Writing this blog close to the end of our Egypt trip from Luxor, where there is a wedding going on outside the hotel – I’m assured by Reception that it’ll stop in a few minutes. We’re making our way up north again from Aswan where we spent the last couple of days. Tomorrow we fly back to where it all began.
There’s only one way to describe the famous metropolis of Cairo and that is to imagine a thick layer of dust covering everything you see. From the deliberately unfinished buildings (with the bricks exposed – no plaster, no final flourish of paint), to the cars and even the clothes of the pedestrians in their gelabayas and burquas – a fine layer of dust seems to coat the entire city and its inhabitants.
Cairo and the rest of the country are desperately trying to pick itself up from the upheaval of recent times with the revolution in Tahrir Square in 2011. Its biggest income is in tourism and things have been quiet for way too long. Ahmed, for example, who met us in the café next to our hotel, offered us tea as he smoked his shisha pipe. He knew that we were about to start the group tour the next day and the places we wouldn’t be covering. He sold us the idea of visiting the Coptic Church and Islamic Cairo tour by taxi, but by way of a papyrus factory/art gallery first. Soon we found ourselves being given a crash course in the art of making papyrus, the first paper the world has ever seen by an enthusiastic niqab wearing Niveen. The papyrus plant is a kind of bamboo with a juicy stalk – it is first peeled and flattened and then pressed in alternating vertical and horizontal lines for two full weeks, till they all naturally stick together to form the original paper. She rattled off a condensed version of Egyptian history as she pointed out the key scenes in the paintings on display. “Ancient Egyptians were all about the after-life, she said – a bit like your faith,” she said. There were riches and wonders aplenty after death – the spirit that is one with God and the soul that is one with the Self. The most popular painting is the world’s first Love Story – Rameses the Second and his wife Nefertary, the Nubian princess. They are seen to be holding a lotus and a papyrus flower in their hands – symbols of love and trust. We parted with a significant amount of cash that included a payment in pounds sterling, but we’ll have to worry about that later.
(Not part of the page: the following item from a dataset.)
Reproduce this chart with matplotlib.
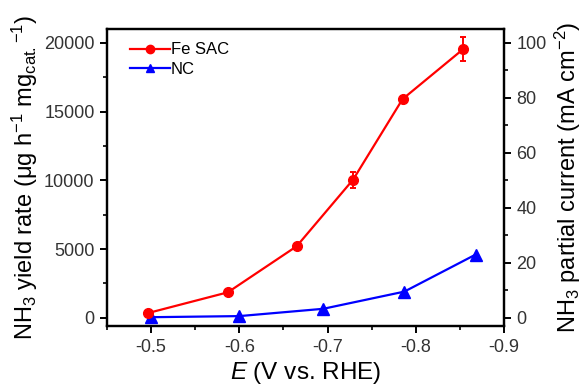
import matplotlib
matplotlib.use("Agg")
import matplotlib.pyplot as plt
from matplotlib.ticker import MultipleLocator
from matplotlib.lines import Line2D

plt.rcParams['font.family'] = ['Liberation Sans', 'DejaVu Sans']
plt.rcParams['mathtext.fontset'] = 'custom'
plt.rcParams['mathtext.rm'] = 'Liberation Sans'
plt.rcParams['mathtext.it'] = 'Liberation Sans:italic'

fe_x = [-0.497, -0.587, -0.665, -0.729, -0.785, -0.854]
fe_y = [350, 1850, 5200, 10050, 15900, 19550]
fe_err = [120, 150, 200, 580, 200, 900]

nc_x = [-0.500, -0.600, -0.695, -0.787, -0.868]
nc_y = [40, 120, 650, 1900, 4600]

fig = plt.figure(figsize=(5.81, 3.90), dpi=100)
ax = fig.add_axes([107/581, 1-326/390, (504-107)/581, (326-29)/390])

ax.errorbar(fe_x, fe_y, yerr=fe_err, color='#ff0000', marker='o', ms=7,
            lw=1.6, capsize=2.5, elinewidth=1.4, capthick=1.4)
ax.plot(nc_x, nc_y, color='#0000ff', marker='^', ms=8, lw=1.6)

ax.set_xlim(-0.45, -0.9)
ax.set_ylim(-600, 21000)
ax.xaxis.set_minor_locator(MultipleLocator(0.05))
ax.yaxis.set_major_locator(MultipleLocator(5000))
ax.yaxis.set_minor_locator(MultipleLocator(2500))
ax.set_xticks([-0.5, -0.6, -0.7, -0.8, -0.9])
ax.set_xticklabels(['-0.5', '-0.6', '-0.7', '-0.8', '-0.9'])

ax2 = ax.twinx()
ax2.set_ylim(-3, 105)
ax2.yaxis.set_major_locator(MultipleLocator(20))
ax2.yaxis.set_minor_locator(MultipleLocator(10))

for a in (ax, ax2):
    for s in a.spines.values():
        s.set_linewidth(1.6)
    a.tick_params(which='major', direction='out', length=5, width=1.4, labelsize=13,
                  colors='black', labelcolor='#333333', pad=4)
    a.tick_params(which='minor', direction='out', length=3, width=1.2)

ax.set_xlabel(r'$\mathit{E}$ (V vs. RHE)', fontsize=17.5, labelpad=3)
ax.set_ylabel(r'NH$_3$ yield rate ($\mathrm{\mu}$g h$^{-1}$ mg$_{\mathrm{cat.}}$$^{-1}$)', fontsize=17, labelpad=3)
ax2.set_ylabel(r'NH$_3$ partial current (mA cm$^{-2}$)', fontsize=17, labelpad=4)

handles = [Line2D([], [], color='#ff0000', marker='o', ms=6, lw=1.6),
           Line2D([], [], color='#0000ff', marker='^', ms=6, lw=1.6)]
ax.legend(handles, ['Fe SAC', 'NC'], loc='upper left', bbox_to_anchor=(23/397, 0.955), frameon=False,
          fontsize=12, handlelength=2.4, handletextpad=0.05,
          labelspacing=0.25, borderpad=0.0, borderaxespad=0.0)

fig.savefig('out.png', dpi=100)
The Coptic churches and the Ben Ezra Synagogue are tucked away in an enclave in Giza (across the bridge from Cairo) – small, modest churches that date back to the beginning of Christianity. We saw an old portrait of the holy family (Mary, Joseph and Jesus) fleeing to Egypt when Jesus was nine. Behind the church, a man persuaded me to come and have a look at the place where apparently Moses was found in the basket – no one knows for sure. It was a well in an empty compound that was cordoned off – somehow, it felt significant.
The Citadel mosque was about to close as we went in – being a Saturday, school children were there for a visit and were pouring out of the gates. A bunch of boys insisted on taking a photo with me – when I asked why, they said they wanted to show their mum! The mosque is a magnificent structure with intricate mosaics in red, blue and gold inside the dome and people are free to wander almost everywhere. It reminded us a lot of the Blue Mosque in Istanbul.
Cairo Museum in the morning is an unbelievable collection of Egyptian antiquities. With the discovery of Tutankhamun’s tomb (the only one that was intact because it was hidden behind a fallen boulder), the artefacts of that alone are truly mind-boggling. On the first floor, we saw a big square sarcophagus covered in gold leaf – the outer container for the coffin. Next to it was another gold sarcophagus of a smaller dimension – also in gold, to fit into the first one. The smallest square box would hold the mummified pharaoh – essentially, three palanquin boxes in descending sizes. Just so that the pharaoh was taken safely into the next world, the full body gold mask with elaborate bejewelled breast plates in coral, turquoise and lapis lazuli was also in three layers – each of them exactly the same in decoration. King Tut, the nineteen-year old Pharaoh who ruled for a mere ten years lay deep within all this. His contribution to the reign of the pharaohs was inconsequential, but his is the only tomb that was not defaced or robbed. There is a lot more in the museum – plenty of statues of pharaohs down the centuries carved out of solid granite – deep red and jet black. The tiniest ivory miniature of the pharaoh to whom the Great Pyramid of Giza is dedicated is that of King Cheops – just three inches in height with his name engraved on his left shoulder. This is the only surviving statue from the pyramid that was raided thoroughly through the years.
The camel ride to see the panorama of nine pyramids was a little nerve-racking to start off with, but my camel, (named Michael Jackson!) and its owner, were absolutely wonderful in setting me at ease. Astride this graceful animal, the desert and the view were quite splendid.
I aim to write detailed blog posts for Aswan and Luxor – I shall stop here with Cairo and do justice to the rest soon.